> **Short task**: Start with the line that contains "Write the Plotly code for this chart." and end with the line that contains "y_ticks = [0, 5, 10, 15, 20, 25]"; retype those lines and the ones between them exactly, without any pictures.

*** Material provided

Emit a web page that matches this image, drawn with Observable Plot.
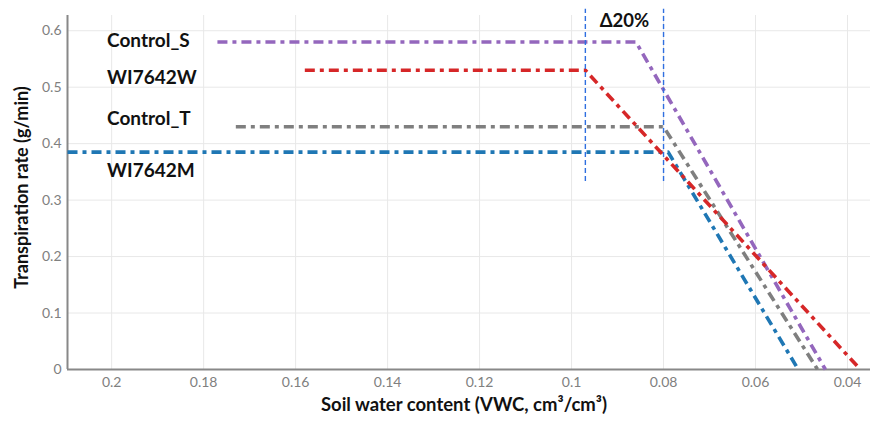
<!DOCTYPE html>
<html>
<head>
<meta charset="utf-8">
<script src="https://cdn.jsdelivr.net/npm/d3@7"></script>
<script src="https://cdn.jsdelivr.net/npm/@observablehq/plot@0.6"></script>
<style>
  html, body { margin: 0; padding: 0; background: #fff; }
  #chart svg { display: block; }
</style>
</head>
<body>
<div id="chart"></div>
<script>
// ---- data ----
const series  = ["Control_S", "WI7642W", "Control_T", "WI7642M"];
const colors  = ["#9467bd", "#d62728", "#7f7f7f", "#1f77b4"];
const plateau = [0.58, 0.53, 0.43, 0.385];   // transpiration rate plateau (g/min)
const xStart  = [0.177, 0.158, 0.173, 0.2096]; // VWC where the plateau starts (left)
const xBreak  = [0.086, 0.097, 0.080, 0.079]; // breakpoint VWC
const xEnd    = [0.0448, 0.0372, 0.0465, 0.0507]; // VWC where rate reaches 0
const labelX  = [0.201, 0.201, 0.201, 0.201];
const labelY  = [0.582, 0.517, 0.444, 0.352];
const deltaX  = [0.097, 0.080];               // Δ20% bracket lines
const deltaLabel = "Δ20%";
const xTicks = [0.2, 0.18, 0.16, 0.14, 0.12, 0.1, 0.08, 0.06, 0.04];
const yTicks = [0, 0.1, 0.2, 0.3, 0.4, 0.5, 0.6];
const xDomain = [0.2096, 0.035];
const yDomain = [0, 0.627];

// build line table from arrays
const pts = [];
series.forEach((s, i) => {
  pts.push({series: s, x: xStart[i], y: plateau[i]});
  pts.push({series: s, x: xBreak[i], y: plateau[i]});
  pts.push({series: s, x: xEnd[i], y: 0});
});
const labels = series.map((s, i) => ({series: s, x: labelX[i], y: labelY[i]}));
const drawOrder = ["WI7642M", "Control_T", "Control_S", "WI7642W"];

const chart = Plot.plot({
  width: 871,
  height: 424,
  marginLeft: 67,
  marginRight: 1,
  marginTop: 15,
  marginBottom: 55,
  style: {fontFamily: "Lato, 'Open Sans', sans-serif", background: "#fff"},
  x: {domain: xDomain, label: null},
  y: {domain: yDomain, label: null},
  color: {domain: series, range: colors},
  marks: [
    Plot.gridX(xTicks, {stroke: "#e8e8e8", strokeOpacity: 1, strokeWidth: 1}),
    Plot.gridY(yTicks, {stroke: "#e8e8e8", strokeOpacity: 1, strokeWidth: 1}),
    Plot.axisX(xTicks, {tickSize: 0, tickPadding: 8, tickFormat: d => String(d), fill: "#808080", fontSize: 14, label: null}),
    Plot.axisY(yTicks, {tickSize: 0, tickPadding: 6, tickFormat: d => String(d), fill: "#808080", fontSize: 14, label: null}),
    Plot.ruleX([xDomain[0]], {y1: 0, y2: yDomain[1], stroke: "#888", strokeWidth: 2}),
    Plot.ruleY([0], {stroke: "#888", strokeWidth: 2}),
    ...drawOrder.map(s => Plot.line(pts.filter(d => d.series === s), {
      x: "x", y: "y", stroke: "series",
      strokeWidth: 3.6, strokeDasharray: "10,5,4,5", strokeLinecap: "butt"
    })),
    Plot.ruleX(deltaX, {y1: 0.333, y2: 0.638, stroke: "#2f6fe0", strokeWidth: 1.4, strokeDasharray: "5,3"}),
    Plot.text([deltaLabel], {x: (deltaX[0] + deltaX[1]) / 2, y: 0.617, text: d => d, fontSize: 18.5, fontWeight: "bold", fill: "#111"}),
    Plot.text(labels, {x: "x", y: "y", text: "series", textAnchor: "start", fontSize: 19, fontWeight: "bold", fill: "#111"}),
    Plot.text(["Transpiration rate (g/min)"], {frameAnchor: "left", textAnchor: "middle", dx: -45, dy: -5, rotate: -90, text: d => d, fontSize: 18, fontWeight: "bold", fill: "#111"}),
    Plot.text(["Soil water content (VWC, cm³/cm³)"], {frameAnchor: "bottom", textAnchor: "middle", dx: -5, dy: 41, text: d => d, fontSize: 18.5, fontWeight: "bold", fill: "#111"})
  ]
});
document.getElementById("chart").appendChild(chart);
</script>
</body>
</html>
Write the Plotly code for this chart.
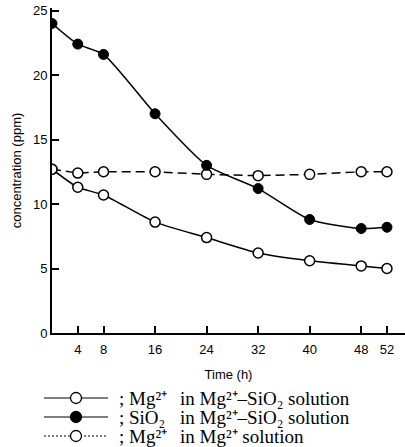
import plotly.graph_objects as go

time_h = [0, 4, 8, 16, 24, 32, 40, 48, 52]
mg_mix = [12.7, 11.3, 10.7, 8.6, 7.4, 6.2, 5.6, 5.2, 5.0]
sio2_mix = [24.0, 22.4, 21.6, 17.0, 13.0, 11.2, 8.8, 8.1, 8.2]
mg_only = [12.7, 12.4, 12.5, 12.5, 12.3, 12.2, 12.3, 12.5, 12.5]

x_ticks = [4, 8, 16, 24, 32, 40, 48, 52]
y_ticks = [0, 5, 10, 15, 20, 25]

legend_heads = ["; Mg\u00b2\u207a", "; SiO\u2082", "; Mg\u00b2\u207a"]
legend_tails = [
    "in Mg\u00b2\u207a\u2013SiO\u2082 solution",
    "in Mg\u00b2\u207a\u2013SiO\u2082 solution",
    "in Mg\u00b2\u207a solution",
]
legend_filled = [False, True, False]
legend_dash = ["solid", "solid", "2px,2px"]

open_marker = dict(symbol="circle", size=10, color="white", line=dict(color="black", width=1.5))
filled_marker = dict(symbol="circle", size=10, color="black", line=dict(color="black", width=1))

fig = go.Figure()
fig.add_trace(go.Scatter(x=time_h, y=mg_only, mode="lines+markers", showlegend=False,
                         line=dict(color="black", width=1.5, dash="9px,5px"), marker=open_marker))
fig.add_trace(go.Scatter(x=time_h, y=mg_mix, mode="lines+markers", showlegend=False,
                         line=dict(color="black", width=1.5, shape="spline", smoothing=0.6),
                         marker=open_marker))
fig.add_trace(go.Scatter(x=time_h, y=sio2_mix, mode="lines+markers", showlegend=False,
                         line=dict(color="black", width=1.5, shape="spline", smoothing=0.6),
                         marker=filled_marker))

# layout geometry (pixels)
W, H = 405, 447
ML, MR, MT, MB = 52, 0, 8, 114
PW, PH = W - ML - MR, H - MT - MB


def px_x(p):
    return (p - ML) / PW


def px_y(p):
    return (H - MB - p) / PH


legend_font = dict(family="Liberation Serif, Times New Roman, serif", size=19, color="black")
shapes = []
annotations = []
for i in range(len(legend_heads)):
    yy = 398 + 19 * i
    shapes.append(dict(type="line", xref="paper", yref="paper",
                       x0=px_x(44), x1=px_x(108), y0=px_y(yy), y1=px_y(yy),
                       line=dict(color="black", width=1.2, dash=legend_dash[i])))
    shapes.append(dict(type="circle", xref="paper", yref="paper",
                       x0=px_x(70.5), x1=px_x(81.5), y0=px_y(yy - 5.5), y1=px_y(yy + 5.5),
                       fillcolor="black" if legend_filled[i] else "white",
                       line=dict(color="black", width=1.3)))
    annotations.append(dict(xref="paper", yref="paper", x=px_x(117), y=px_y(yy),
                            xanchor="left", yanchor="middle", showarrow=False,
                            text=legend_heads[i], font=legend_font))
    annotations.append(dict(xref="paper", yref="paper", x=px_x(178), y=px_y(yy),
                            xanchor="left", yanchor="middle", showarrow=False,
                            text=legend_tails[i], font=legend_font))

axis_font = dict(family="Liberation Sans Narrow, Arial Narrow, Liberation Sans, sans-serif", size=13, color="black")

fig.update_layout(
    width=W, height=H,
    margin=dict(l=ML, r=MR, t=MT, b=MB),
    plot_bgcolor="white", paper_bgcolor="white",
    showlegend=False,
    shapes=shapes, annotations=annotations,
    xaxis=dict(range=[0, 54.8], tickvals=x_ticks, ticks="inside", ticklen=7, tickwidth=2,
               tickcolor="black", showline=True, linecolor="black", linewidth=2,
               showgrid=False, zeroline=False, tickfont=axis_font, ticklabelstandoff=3,
               title=dict(text="Time (h)", font=axis_font, standoff=14)),
    yaxis=dict(range=[0, 25.2], tickvals=y_ticks, ticks="inside", ticklen=7, tickwidth=2,
               tickcolor="black", showline=True, linecolor="black", linewidth=2,
               showgrid=False, zeroline=False, tickfont=axis_font,
               title=dict(text="concentration (ppm)", font=axis_font, standoff=8)),
)

fig.write_html("out.html")
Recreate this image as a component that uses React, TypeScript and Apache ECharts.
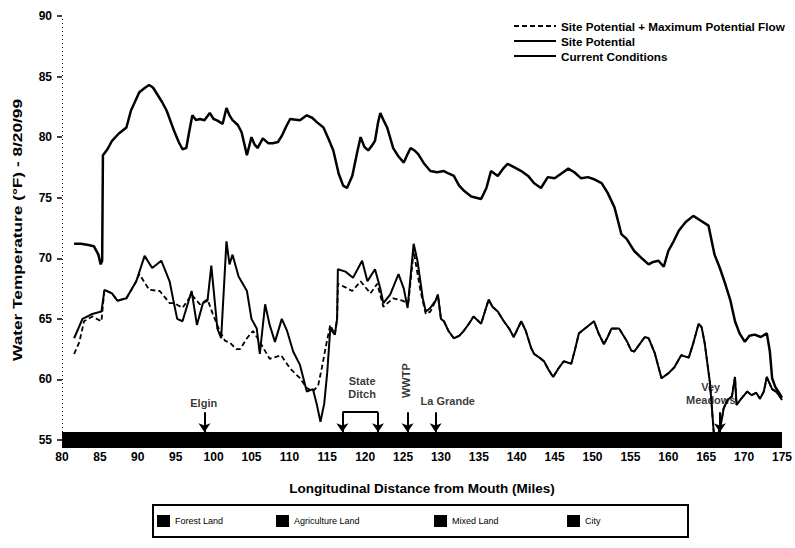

******

> **Solution below**:
Write the Plotly code for this chart.
import plotly.graph_objects as go

time_h = [0, 4, 8, 16, 24, 32, 40, 48, 52]
mg_mix = [12.7, 11.3, 10.7, 8.6, 7.4, 6.2, 5.6, 5.2, 5.0]
sio2_mix = [24.0, 22.4, 21.6, 17.0, 13.0, 11.2, 8.8, 8.1, 8.2]
mg_only = [12.7, 12.4, 12.5, 12.5, 12.3, 12.2, 12.3, 12.5, 12.5]

x_ticks = [4, 8, 16, 24, 32, 40, 48, 52]
y_ticks = [0, 5, 10, 15, 20, 25]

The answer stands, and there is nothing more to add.